You cite the numerous groups that are leading opposition to Common Core, and in fact you also voice minor opposition to many facets of this ill-conceived grand illusion of a “fix” to education once and for all. There is no “cure-all” because education is delivered by people, to people and generally administered by other people with little appreciation that the teachers and students are individuals who teach and learn differently.

One size has never fit “all.”


Rancho Palos Verdes


Good teachers get comfortable with their routine over time. What they do in class day after day, year after year, becomes second nature. And change is not a welcome thing.

But what if the change makes their craft easier? And what if it makes their students learn more and learn better?

Common Core is an opportunity to create critical thinkers in the classroom. For teachers who have been around since the1970s and are acquainted with the word “inquiry,” Common Core will not be so new.

Common Core presents an opportunity to put students onstage and shift the responsibility of learning to their shoulders. Common Core is an opportunity for the teacher to truly become a facilitator of learning.

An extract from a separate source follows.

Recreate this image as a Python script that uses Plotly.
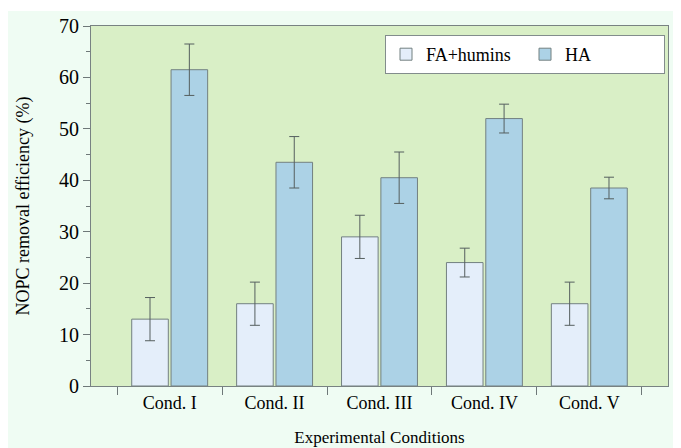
import plotly.graph_objects as go

categories = ["Cond. I", "Cond. II", "Cond. III", "Cond. IV", "Cond. V"]
fa_humins = [13.0, 16.0, 29.0, 24.0, 16.0]
fa_err = [4.2, 4.2, 4.2, 2.8, 4.2]
ha = [61.5, 43.5, 40.5, 52.0, 38.5]
ha_err = [5.0, 5.0, 5.0, 2.8, 2.1]

edge = "rgb(115,128,128)"
errc = "rgb(85,95,95)"
font = "Times New Roman, Liberation Serif, serif"

fig = go.Figure()
fig.add_trace(go.Bar(
    name="FA+humins", x=categories, y=fa_humins,
    marker=dict(color="rgb(228,238,250)", line=dict(color=edge, width=1)),
    error_y=dict(type="data", array=fa_err, color=errc, thickness=1, width=5),
))
fig.add_trace(go.Bar(
    name="HA", x=categories, y=ha,
    marker=dict(color="rgb(172,210,230)", line=dict(color=edge, width=1)),
    error_y=dict(type="data", array=ha_err, color=errc, thickness=1, width=5),
))

W, H = 673, 440
L, R, T, B = 83, 13, 18, 62
pw, ph = W - L - R, H - T - B

def px2x(p):
    return (p - L) / pw

def py2y(p):
    return (H - B - p) / ph

fig.update_layout(
    width=W, height=H,
    margin=dict(l=L, r=R, t=T, b=B, pad=0, autoexpand=False),
    paper_bgcolor="rgb(239,252,243)",
    plot_bgcolor="rgb(217,239,198)",
    barmode="group", bargap=0.25, bargroupgap=0.07,
    font=dict(family=font, size=17, color="black"),
    showlegend=True,
    legend=dict(
        orientation="h", x=px2x(657), xanchor="right", y=py2y(27), yanchor="top",
        bgcolor="white", bordercolor="rgb(130,140,140)", borderwidth=1,
        font=dict(family=font, size=18, color="black"), entrywidth=94,
    ),
    shapes=[
        dict(type="rect", xref="paper", yref="paper", x0=px2x(-5), x1=px2x(W + 5),
             y0=py2y(3), y1=py2y(-5), fillcolor="white", line=dict(width=0), layer="above"),
    ],
)
fig.update_xaxes(
    range=[-0.75, 4.75], tickson="boundaries", ticks="outside", ticklen=8,
    tickcolor="rgb(110,120,120)", showline=True, linecolor="rgb(120,130,130)",
    linewidth=1, mirror=True, showgrid=False,
    tickfont=dict(family=font, size=18, color="black"),
    title=dict(text="Experimental Conditions", font=dict(family=font, size=17, color="black"), standoff=19),
)
fig.update_yaxes(
    range=[0, 70], dtick=10, ticks="outside", ticklen=7,
    tickcolor="rgb(110,120,120)", showline=True, linecolor="rgb(120,130,130)",
    linewidth=1, mirror=True, showgrid=False, zeroline=False,
    minor=dict(dtick=5, ticks="outside", ticklen=4, tickcolor="rgb(110,120,120)", showgrid=False),
    tickfont=dict(family=font, size=20, color="black"),
    title=dict(text="NOPC removal efficiency (%)", font=dict(family=font, size=18, color="black"), standoff=24),
)

fig.write_html("out.html")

In social studies classrooms, teachers will be transformed from information givers to question askers. With proper questioning, students can move to the higher levels of evaluation and synthesis.


Garden Grove


I would like to offer a brief sidebar to the debate over Common Core from the viewpoint of a parent in a high-performance district in Orange County:

I agree that the concept behind Common Core — going deeper into fewer topics — has merit. However, the timing for adopting this philosophy is unfortunate, especially here in California, where we have high class sizes.

Our teachers are fantastic, but it’s extremely challenging to achieve depth of learning when you’ve got 35 students. Class size still matters.